Namun, sampai batas akhir pendaftaran, Senin (14/6), muncul sejumlah nama dengan karakter kuat, seperti Bambang Widjojanto, Jimly Asshiddiqie, dan Busyro Muqoddas. Kekhawatiran posisi calon ketua sepi peminat terbantahkan. Namun, mendaftarnya sejumlah tokoh memicu pro-kontra dan masalah baru.

Utusan istana
Dari semua calon yang mendaftar, nama Jimly dapat dikatakan yang paling luas diperbincangkan. Sebagai orang yang pernah menjadi nakhoda Mahkamah Konstitusi (MK), sosok Jimly tidak perlu diperdebatkan. Selama menjadi ketua, dia mampu membangun MK menjadi lembaga negara yang kredibel. Sebagai salah satu lembaga baru pemegang kekuasaan kehakiman, MK melejit bak meteor di tengah menurunnya kepercayaan terhadap Mahkamah Agung.

Namun, saat mengajukan diri sebagai calon ketua KPK, Jimly hadir dengan label baru, yaitu anggota Dewan Pertimbangan Presiden (Wantimpres). Posisi itu menyulut pro-kontra dari banyak kalangan. Dari posisi Wantimpres dalam sistem ketatanegaraan, tidak salah jika ada yang mempertanyakan atau menggugat Jimly. Apalagi, sementara kalangan mengartikan Wantimpres dengan ”kawan-kawan intim presiden”. Bagaimanapun, sulit dibantah Wantimpres bukan lingkar dalam Istana.

Barangkali, guna menjawab keraguan, Jimly memilih mengundurkan diri sementara sebagai anggota Wantimpres. Namun, ini dapat dikatakan pilihan yang tak kuat. Bagi pakar hukum tata negara Irmanputra Sidin, seorang pejabat publik harusnya mundur permanen dari jabatan lama saat mendaftarkan diri pada jabatan baru. Memilih tetap bertahan pada jabatan lama bukan contoh baik (Media Indonesia, 21/6). Bagaimanapun, di tengah krisis etika yang melanda banyak pejabat publik, pendapat Irmanputra sulit dibantah.

Terlepas dari persoalan etika, banyak kalangan percaya Jimly mampu menjadi nakhoda baru di atas kapal retak KPK. Namun, pengunduran diri sementara tak mampu memberikan keyakinan kepada banyak orang bahwa ia bukan calon dari lingkaran Istana. Karenanya, jauh lebih baik bagi mantan ketua MK ini mengundurkan diri secara permanen. Dengan mundur permanen, ia memberi garis demarkasi jelas dengan Istana. Bagaimanapun, batas yang jelas menjadi mahapenting terutama di tengah ketidakjelasan penyelesaian skandal Century.

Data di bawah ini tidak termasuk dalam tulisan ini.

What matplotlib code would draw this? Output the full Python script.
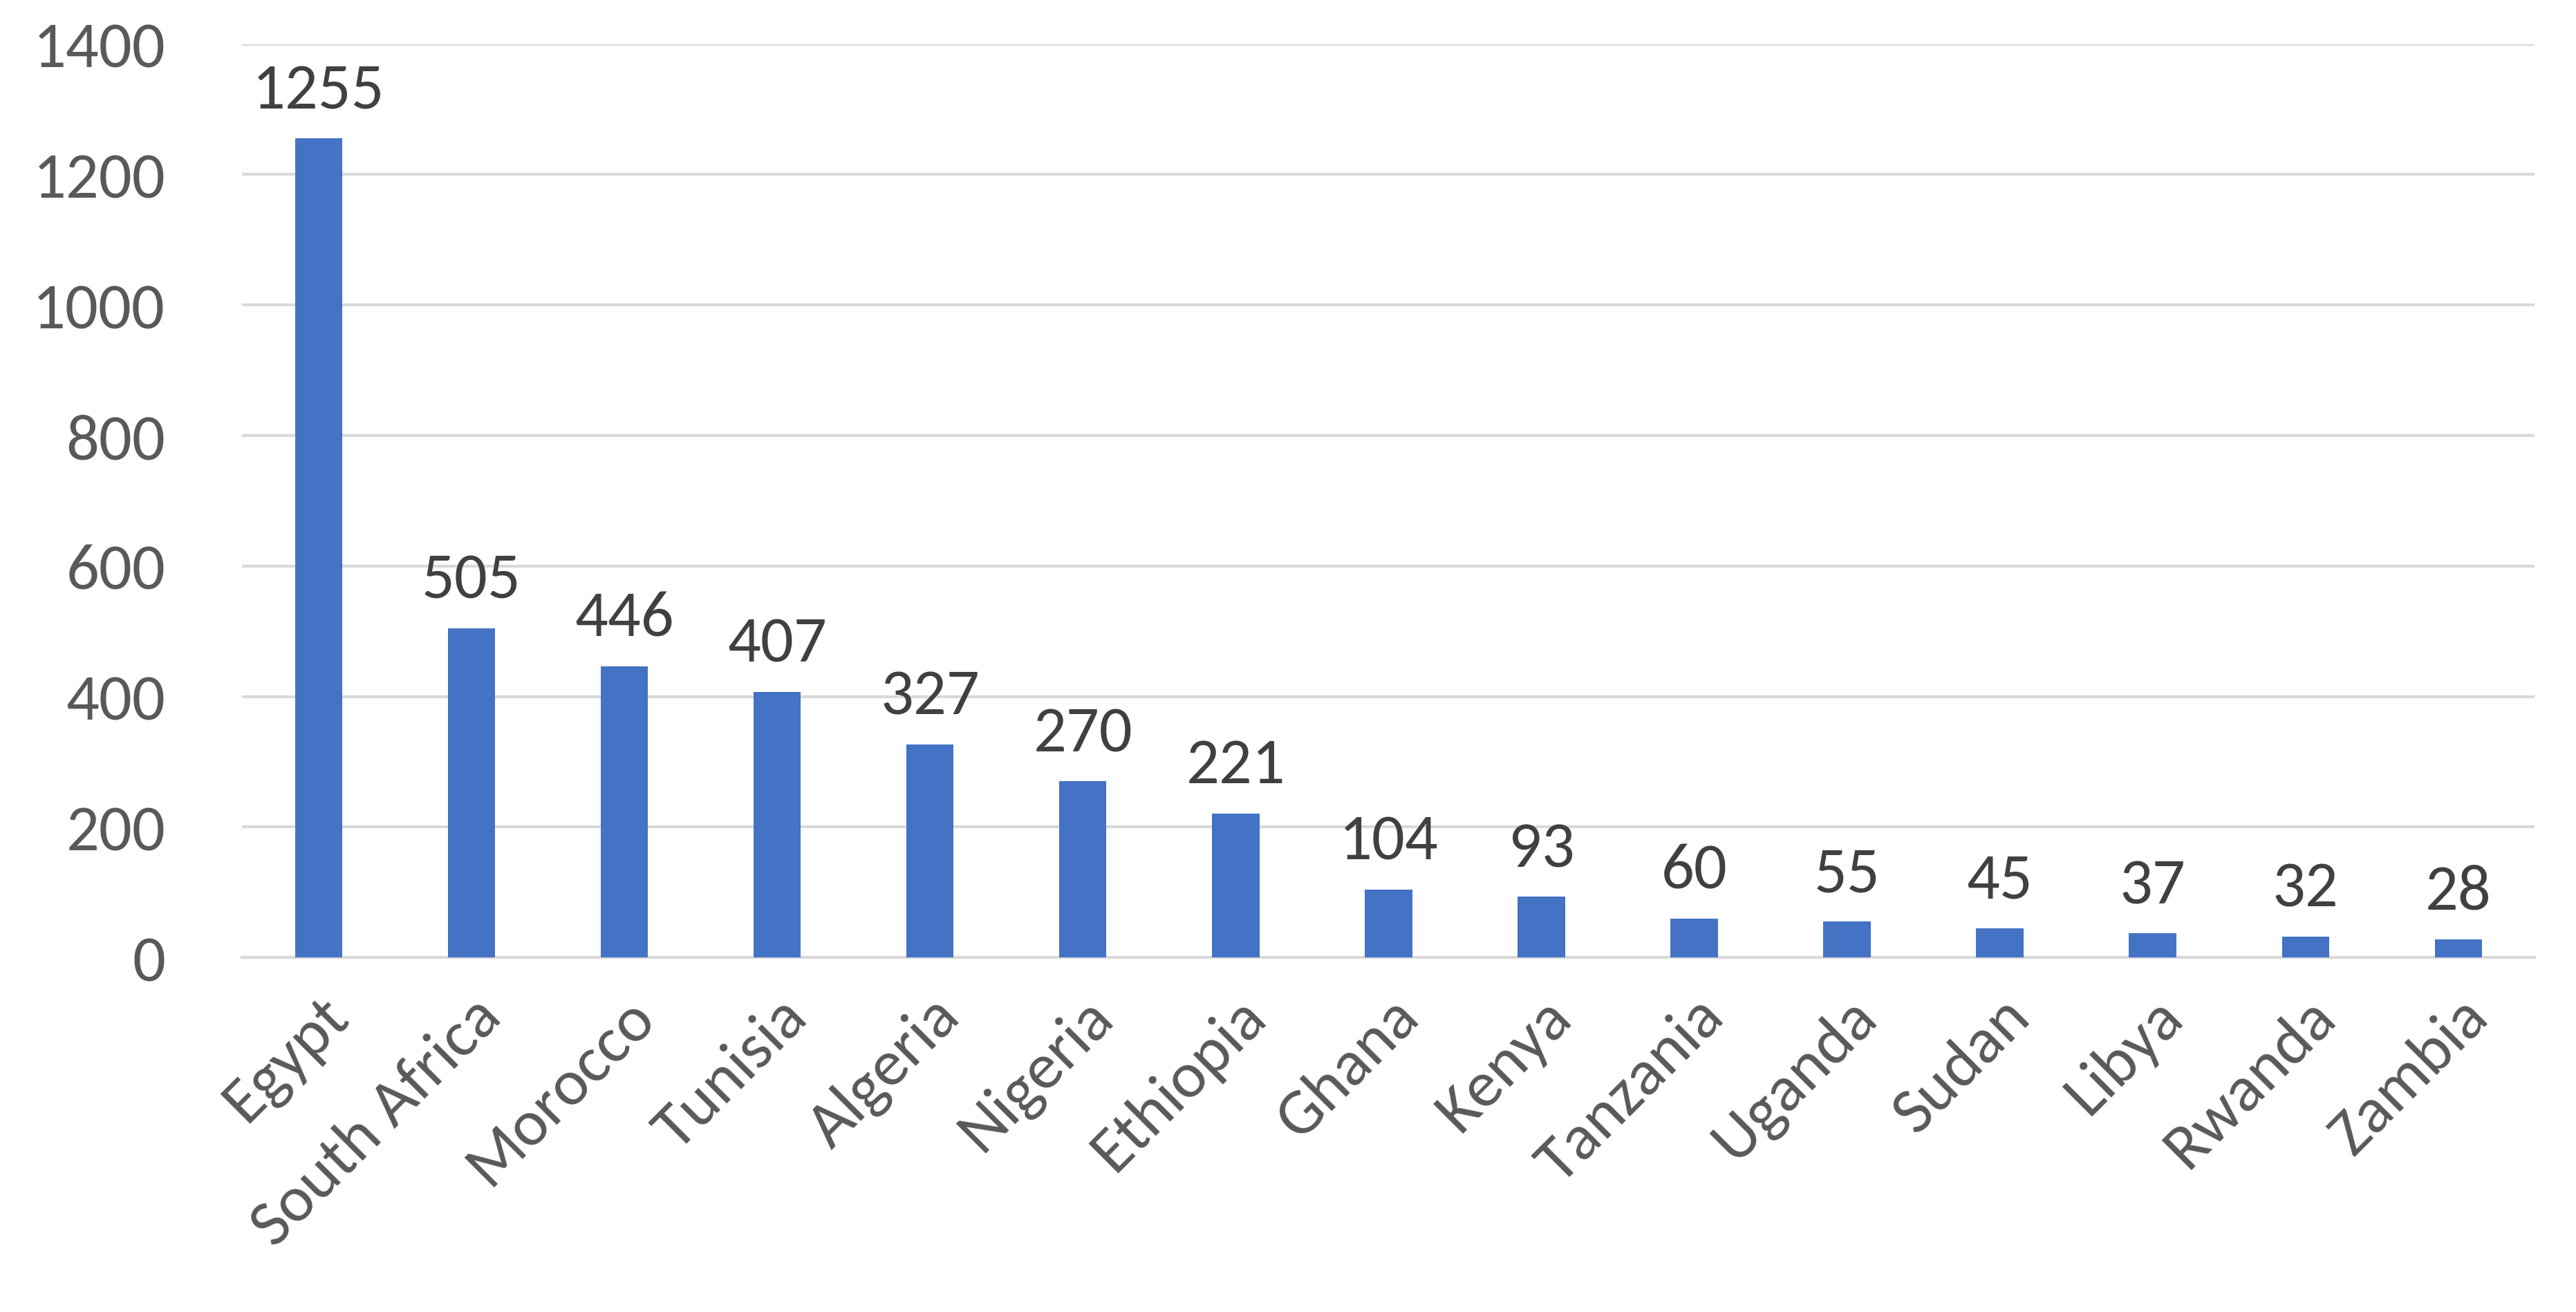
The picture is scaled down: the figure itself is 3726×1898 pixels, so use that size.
import matplotlib
matplotlib.use('Agg')
import matplotlib.pyplot as plt

countries = ["Egypt", "South Africa", "Morocco", "Tunisia", "Algeria", "Nigeria",
             "Ethiopia", "Ghana", "Kenya", "Tanzania", "Uganda", "Sudan",
             "Libya", "Rwanda", "Zambia"]
values = [1255, 505, 446, 407, 327, 270, 221, 104, 93, 60, 55, 45, 37, 32, 28]
yticks = [0, 200, 400, 600, 800, 1000, 1200, 1400]

plt.rcParams['font.family'] = ['Calibri', 'Carlito', 'Liberation Sans', 'DejaVu Sans']

fig = plt.figure(figsize=(37.26, 18.99), dpi=100)
ax = fig.add_axes([0.094, 0.27, 0.89, 0.696])

x = range(len(countries))
ax.bar(x, values, width=0.31, color='#4472C4', zorder=3)
for i, v in enumerate(values):
    ax.text(i, v + 30, str(v), ha='center', va='bottom', fontsize=68, color='#404040')

ax.set_ylim(0, 1400)
ax.set_xlim(-0.5, len(countries) - 0.5)
ax.set_yticks(yticks)
ax.yaxis.grid(True, color='#d9d9d9', linewidth=3, zorder=0)
ax.set_xticks(list(x))
ax.set_xticklabels(countries, rotation=45, ha='right', rotation_mode='anchor')
ax.tick_params(axis='both', labelsize=68, labelcolor='#595959', length=0)
ax.tick_params(axis='y', pad=80)
ax.tick_params(axis='x', pad=30)
for s in ['top', 'right', 'left']:
    ax.spines[s].set_visible(False)
ax.spines['bottom'].set_color('#d9d9d9')
ax.spines['bottom'].set_linewidth(3)

fig.savefig('out.png', dpi=100, facecolor='white')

Terkait keyakinan publik itu, jangankan posisi Jimly sebagai anggota Wantimpres, posisi Todung Mulya Lubis sebagai anggota panitia seleksi ketua KPK pun mulai dipersoalkan. Gugatan itu muncul berbarengan beredarnya kabar bahwa Todung Mulya Lubis menerima pinangan Partai Demokrat jadi anggota Dewan Pembina. Selain masalah etika, begitu bergabung dengan parpol, Todung tak dapat lagi mewakili unsur masyarakat dalam panitia seleksi.

Mencegah pergeseran
Jarak nakhoda baru dengan istana menjadi menjadi isu penting dan strategis. Oleh karena itu, semua calon nakhoda baru harus mampu membuat langkah konkret sehingga tetap menjaga KPK sebagai extra-ordinary body dalam pemberantasan korupsi. Dari perspektif itu, nakhoda baru harus figur yang mampu mempertahankan posisi KPK sebagai lembaga ”pemberantas”. Penegasan ini diperlukan di tengah munculnya pandangan yang menghendaki KPK agar lebih mengedepankan fungsi pencegahan.

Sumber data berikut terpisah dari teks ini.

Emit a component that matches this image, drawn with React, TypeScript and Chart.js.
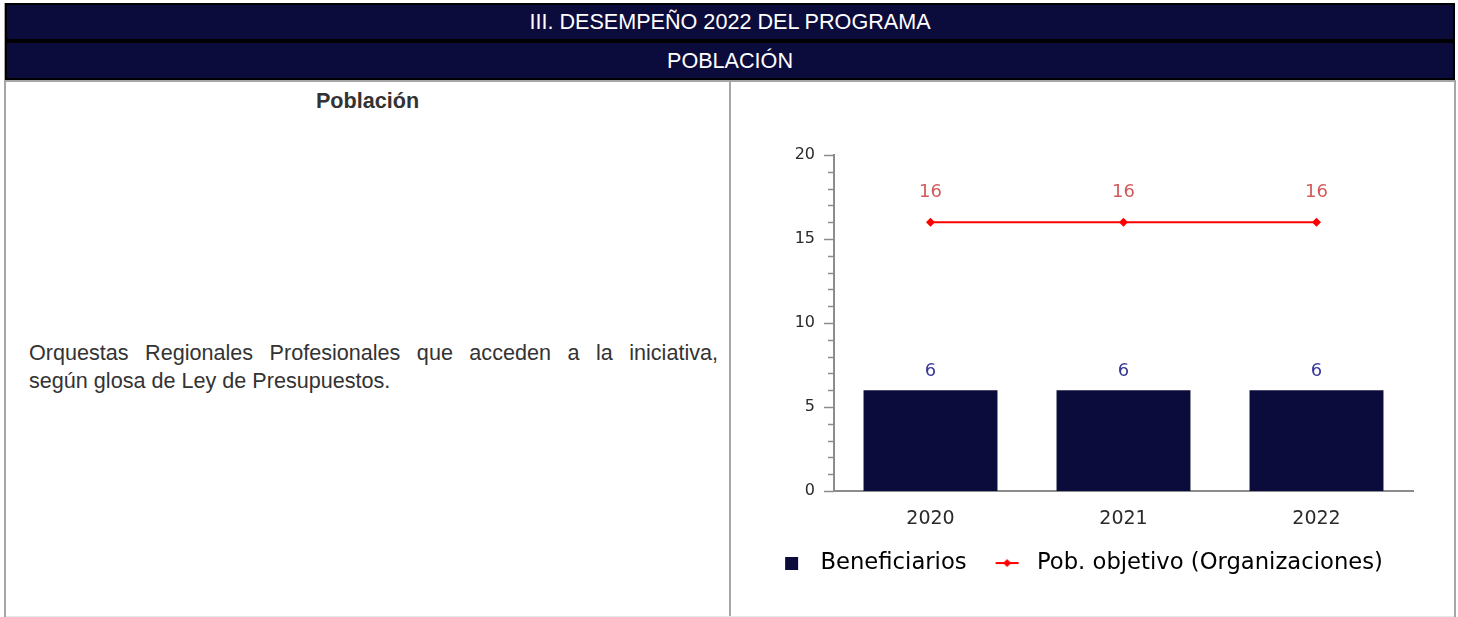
import React, { useEffect, useRef } from "react";
import { Chart, registerables } from "chart.js";

Chart.register(...registerables);

const categories = ["2020", "2021", "2022"];
const beneficiarios = [6, 6, 6];
const poblacionObjetivo = [16, 16, 16];
const seriesNames = ["Beneficiarios", "Pob. objetivo (Organizaciones)"];
const yMin = 0;
const yMax = 20;
const yMajorStep = 5;
const yMinorStep = 1;

const NAVY = "#0c0c3c";
const AXIS = "#8c8c8c";
const FONT = "'DejaVu Sans', sans-serif";

function makeSquareIcon(): HTMLCanvasElement {
  const c = document.createElement("canvas");
  c.width = 26;
  c.height = 13;
  const g = c.getContext("2d")!;
  g.fillStyle = NAVY;
  g.fillRect(12, 0, 13, 13);
  return c;
}

function makeLineIcon(): HTMLCanvasElement {
  const c = document.createElement("canvas");
  c.width = 46;
  c.height = 10;
  const g = c.getContext("2d")!;
  g.strokeStyle = "#ff0000";
  g.lineWidth = 2;
  g.beginPath();
  g.moveTo(16, 5);
  g.lineTo(39, 5);
  g.stroke();
  g.fillStyle = "#ff0000";
  g.beginPath();
  g.moveTo(27.5, 1);
  g.lineTo(31.5, 5);
  g.lineTo(27.5, 9);
  g.lineTo(23.5, 5);
  g.closePath();
  g.fill();
  return c;
}

const minorTicksPlugin = {
  id: "minorTicks",
  afterDraw(chart: any) {
    const y = chart.scales.y;
    const ctx = chart.ctx;
    const left = chart.chartArea.left;
    ctx.save();
    ctx.strokeStyle = AXIS;
    ctx.lineWidth = 1.5;
    for (let v = yMin; v <= yMax; v += yMinorStep) {
      const py = Math.round(y.getPixelForValue(v)) + 0.5;
      const len = v % yMajorStep === 0 ? 10 : 6;
      ctx.beginPath();
      ctx.moveTo(left - len, py);
      ctx.lineTo(left, py);
      ctx.stroke();
    }
    ctx.restore();
  },
};

const dataLabelsPlugin = {
  id: "dataLabels",
  afterDatasetsDraw(chart: any) {
    const ctx = chart.ctx;
    ctx.save();
    ctx.textAlign = "center";
    ctx.textBaseline = "middle";
    ctx.font = `18px ${FONT}`;
    chart.data.datasets.forEach((ds: any, i: number) => {
      const meta = chart.getDatasetMeta(i);
      const isLine = ds.type === "line";
      ctx.fillStyle = isLine ? "#d25a5a" : "#3a3a96";
      meta.data.forEach((el: any, j: number) => {
        const off = isLine ? 30 : 19;
        ctx.fillText(String(ds.data[j]), el.x, el.y - off);
      });
    });
    ctx.restore();
  },
};

function PopulationChart() {
  const ref = useRef<HTMLCanvasElement | null>(null);
  useEffect(() => {
    if (!ref.current) return;
    const sq = makeSquareIcon();
    const ln = makeLineIcon();
    const chart = new Chart(ref.current, {
      type: "bar",
      data: {
        labels: categories,
        datasets: [
          {
            type: "line",
            label: seriesNames[1],
            data: poblacionObjetivo,
            borderColor: "#ff0000",
            backgroundColor: "#ff0000",
            borderWidth: 2,
            pointStyle: "rectRot",
            pointRadius: 4.5,
            pointBackgroundColor: "#ff0000",
            pointBorderWidth: 0,
            order: 0,
          } as any,
          {
            type: "bar",
            label: seriesNames[0],
            data: beneficiarios,
            backgroundColor: NAVY,
            borderWidth: 0,
            barPercentage: 0.694,
            categoryPercentage: 1,
            order: 1,
          } as any,
        ],
      },
      options: {
        responsive: false,
        animation: false,
        events: [],
        layout: { padding: { left: 2, right: 41, top: 73, bottom: 31.6 } },
        plugins: {
          tooltip: { enabled: false },
          legend: {
            position: "bottom",
            align: "center",
            labels: {
              usePointStyle: true,
              pointStyleWidth: 46,
              boxHeight: 13,
              padding: 13,
              color: "#2e2e2e",
              font: { family: FONT, size: 22.7 },
              generateLabels: () => [
                {
                  text: seriesNames[0],
                  fillStyle: NAVY,
                  strokeStyle: NAVY,
                  lineWidth: 0,
                  pointStyle: sq,
                  hidden: false,
                  datasetIndex: 1,
                } as any,
                {
                  text: seriesNames[1],
                  fillStyle: "#ff0000",
                  strokeStyle: "#ff0000",
                  lineWidth: 0,
                  pointStyle: ln,
                  hidden: false,
                  datasetIndex: 0,
                } as any,
              ],
            },
          },
        },
        scales: {
          x: {
            grid: { display: false, drawTicks: false },
            border: { color: AXIS, width: 2 },
            ticks: {
              color: "#2a2a2a",
              font: { family: FONT, size: 19 },
              padding: 16.5,
            },
            afterFit: (s: any) => {
              s.height = 47.7;
            },
          },
          y: {
            min: yMin,
            max: yMax,
            grid: { display: false, drawTicks: false },
            border: { color: AXIS, width: 2 },
            ticks: {
              stepSize: yMajorStep,
              color: "#2a2a2a",
              font: { family: FONT, size: 16 },
              padding: 19,
            },
            afterFit: (s: any) => {
              s.width = 101;
            },
          },
        },
      },
      plugins: [minorTicksPlugin, dataLabelsPlugin],
    });
    return () => chart.destroy();
  }, []);
  return <canvas ref={ref} width={723} height={534} style={{ display: "block" }} />;
}

export default function App() {
  const txt: React.CSSProperties = {
    fontFamily: "'Liberation Sans', Arial, sans-serif",
    fontSize: "21.6px",
  };
  const headerRow = (top: number, height: number, label: string) => (
    <div
      style={{
        position: "absolute",
        left: 5,
        top,
        width: 1450,
        height,
        boxSizing: "border-box",
        border: "2px solid #000",
        background: NAVY,
        color: "#fff",
        display: "flex",
        alignItems: "center",
        justifyContent: "center",
        ...txt,
      }}
    >
      {label}
    </div>
  );
  return (
    <div
      style={{
        position: "fixed",
        left: 0,
        top: 0,
        width: 1458,
        height: 617,
        overflow: "hidden",
        background: "#fff",
      }}
    >
      <div style={{ position: "absolute", left: 4, top: 3, width: 1, height: 78, background: "#a6a6a6" }} />
      {headerRow(3, 38, "III. DESEMPEÑO 2022 DEL PROGRAMA")}
      {headerRow(41, 39, "POBLACIÓN")}
      <div
        style={{
          position: "absolute",
          left: 4,
          top: 80,
          width: 1452,
          height: 620,
          boxSizing: "border-box",
          borderTop: "2px solid #a6a6a6",
          borderLeft: "2px solid #a6a6a6",
          borderRight: "2px solid #a6a6a6",
        }}
      />
      <div style={{ position: "absolute", left: 729, top: 80, width: 2, height: 540, background: "#a6a6a6" }} />
      <div style={{ position: "absolute", left: 6, top: 616, width: 1448, height: 1, background: "#e8e8e8" }} />
      <div
        style={{
          position: "absolute",
          left: 6,
          top: 87,
          width: 723,
          textAlign: "center",
          fontWeight: "bold",
          color: "#333",
          lineHeight: "28px",
          ...txt,
        }}
      >
        Población
      </div>
      <div
        style={{
          position: "absolute",
          left: 29,
          top: 339,
          width: 689,
          color: "#333",
          lineHeight: "28px",
          textAlign: "justify",
          textAlignLast: "justify",
          whiteSpace: "nowrap",
          ...txt,
        }}
      >
        Orquestas Regionales Profesionales que acceden a la iniciativa,
      </div>
      <div
        style={{
          position: "absolute",
          left: 29,
          top: 367,
          width: 689,
          color: "#333",
          lineHeight: "28px",
          whiteSpace: "nowrap",
          ...txt,
        }}
      >
        según glosa de Ley de Presupuestos.
      </div>
      <div style={{ position: "absolute", left: 731, top: 82 }}>
        <PopulationChart />
      </div>
    </div>
  );
}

Untuk mendeteksi kemungkinan pergeseran arah kerja KPK, panitia seleksi harus dapat memastikan calon nakhoda baru merupakan figur yang tak akan mengurangi khitah KPK. Meski merupakan salah satu wewenang KPK, pencegahan sejatinya dimaksudkan untuk mendukung tugas pemberantasan. Artinya, membiarkan bertahan dengan wewenang pencegahan sama saja dengan membunuh KPK. Harus tetap diingat KPK adalah ”Komisi Pemberantasan Korupsi” bukan ”Komisi Pencegahan Korupsi”.

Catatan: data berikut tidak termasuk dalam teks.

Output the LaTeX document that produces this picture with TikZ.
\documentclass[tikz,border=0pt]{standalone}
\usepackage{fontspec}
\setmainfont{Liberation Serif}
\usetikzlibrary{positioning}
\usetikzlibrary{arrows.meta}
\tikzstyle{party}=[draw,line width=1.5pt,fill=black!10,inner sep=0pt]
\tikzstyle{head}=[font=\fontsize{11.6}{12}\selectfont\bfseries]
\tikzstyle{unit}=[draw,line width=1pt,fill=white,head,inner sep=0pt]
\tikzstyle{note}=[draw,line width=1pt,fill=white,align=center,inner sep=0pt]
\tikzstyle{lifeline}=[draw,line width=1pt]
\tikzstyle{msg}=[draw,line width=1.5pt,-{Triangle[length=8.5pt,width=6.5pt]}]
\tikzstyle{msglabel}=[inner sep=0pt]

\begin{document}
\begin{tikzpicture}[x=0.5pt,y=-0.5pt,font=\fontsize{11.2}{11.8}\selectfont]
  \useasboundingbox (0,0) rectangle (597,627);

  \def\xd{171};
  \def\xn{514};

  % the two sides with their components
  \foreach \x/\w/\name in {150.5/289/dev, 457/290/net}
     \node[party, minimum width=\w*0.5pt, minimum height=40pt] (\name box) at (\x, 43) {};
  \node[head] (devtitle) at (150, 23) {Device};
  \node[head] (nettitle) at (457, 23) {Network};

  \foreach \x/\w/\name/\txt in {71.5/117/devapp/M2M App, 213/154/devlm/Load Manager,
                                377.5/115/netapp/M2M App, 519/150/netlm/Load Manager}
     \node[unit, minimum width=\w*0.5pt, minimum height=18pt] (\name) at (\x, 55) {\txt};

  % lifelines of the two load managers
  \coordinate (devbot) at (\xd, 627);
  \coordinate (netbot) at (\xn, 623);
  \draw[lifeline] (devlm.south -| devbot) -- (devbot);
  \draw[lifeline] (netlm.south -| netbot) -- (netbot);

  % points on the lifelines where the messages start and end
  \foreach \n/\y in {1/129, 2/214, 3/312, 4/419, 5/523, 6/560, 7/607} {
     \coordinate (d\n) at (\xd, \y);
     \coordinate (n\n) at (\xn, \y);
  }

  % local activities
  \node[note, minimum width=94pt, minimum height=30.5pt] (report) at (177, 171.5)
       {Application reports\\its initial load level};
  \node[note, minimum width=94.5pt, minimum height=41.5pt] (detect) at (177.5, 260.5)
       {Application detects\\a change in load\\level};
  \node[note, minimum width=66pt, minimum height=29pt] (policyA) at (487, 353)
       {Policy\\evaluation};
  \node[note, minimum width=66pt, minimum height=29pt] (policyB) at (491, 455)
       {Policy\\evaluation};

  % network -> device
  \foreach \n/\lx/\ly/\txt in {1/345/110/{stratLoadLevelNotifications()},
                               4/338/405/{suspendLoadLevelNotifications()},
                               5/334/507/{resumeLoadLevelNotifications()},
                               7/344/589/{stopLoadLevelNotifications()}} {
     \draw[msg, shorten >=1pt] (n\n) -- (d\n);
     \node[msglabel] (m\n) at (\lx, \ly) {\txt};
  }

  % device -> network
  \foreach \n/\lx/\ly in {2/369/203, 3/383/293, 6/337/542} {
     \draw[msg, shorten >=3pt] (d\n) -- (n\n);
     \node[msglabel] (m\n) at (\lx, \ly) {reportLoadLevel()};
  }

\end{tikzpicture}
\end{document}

Tidak kalah pentingnya, selain bersih dan berani, panitia seleksi harus menemukan figur yang mampu menghidupkan kembali gairah pemberantasan korupsi di internal KPK. Melihat perkembangan yang ada, tidak terbantahkan, dalam beberapa waktu terakhir KPK benar-benar kehilangan nyali membongkar skandal korupsi. Tidak hanya itu, di tengah impitan masalah, hanya figur dengan nyali besar yang akan mampu menggerakkan energi pemberantasan korupsi di KPK.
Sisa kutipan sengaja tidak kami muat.